Garder le personnel qualifié
Dans un contexte de crise et de faible volume d'activité, les entreprises des deux pays ont dû sacrifier leurs marges et casser les prix pour gagner des marchés. Ce phénomène se ressent tout logiquement sur les chiffres d'affaires avec des prévisions de -3% en 2010 et 0% en 2011 pour la France et de -2% en 2010 et +0,5% en 2011 en Allemagne. La rentabilité des entreprises sera aussi impactée : -30% (2010%) et -9% (2011) pour la France, et -20% (2010) et -4% (2011) pour l'Allemagne. Il faut aussi compter avec la hausse du prix des matières premières, et les frais de personnel qui, s'ils restent à peu près stables, ne baissent pas forcément à mesure que baisse le volume. Nicolas de Buttet, arbitre responsable de la branche BTP d'Euler Hermes SFAC, explique cette situation : «En France, les entreprises ont privilégié le fait de garder de la main d'œuvre qualifiée. Elles se souviennent, suite à de précédentes périodes de faible volume, qu'il est difficile de retrouver du personnel qualifié après s'en être séparé.

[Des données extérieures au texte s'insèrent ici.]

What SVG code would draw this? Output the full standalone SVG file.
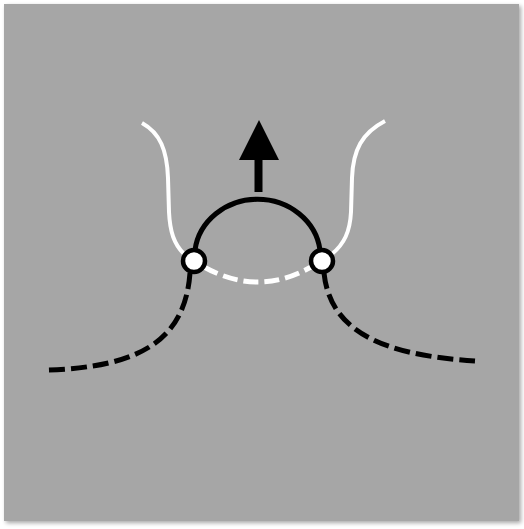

D'autant que dans un contexte de forte demande, elles ont déjà eu du mal à conserver ces employés au cours des dernières années à cause d'une forte concurrence». Si la rentabilité des entreprises a également baissé en Allemagne, il n'y a pas eu, dans ce pays, de pression sur la main d'œuvre qualifiée.

 

Et si les travaux publics pouvaient tirer l'activité du secteur par le haut, via les programmes d'infrastructures des plans de relance nationaux ? Selon Euler Hermes, les TP seront peut-être un relais de croissance en Allemagne, où seuls 2,5 milliards d'euros sur les 7,5 prévus ont été engagés ; en revanche, la France, qui avait prévu 4 milliards d'euros, en a déjà injecté 2,5 à fin 2009, il ne reste donc plus que 1,5 milliard disponible. En conséquence, «nous attendons un ralentissement du secteur des travaux publics en France», explique Didier Moizo, alors que la baisse ne devrait se faire ressentir qu'en 2011 en Allemagne.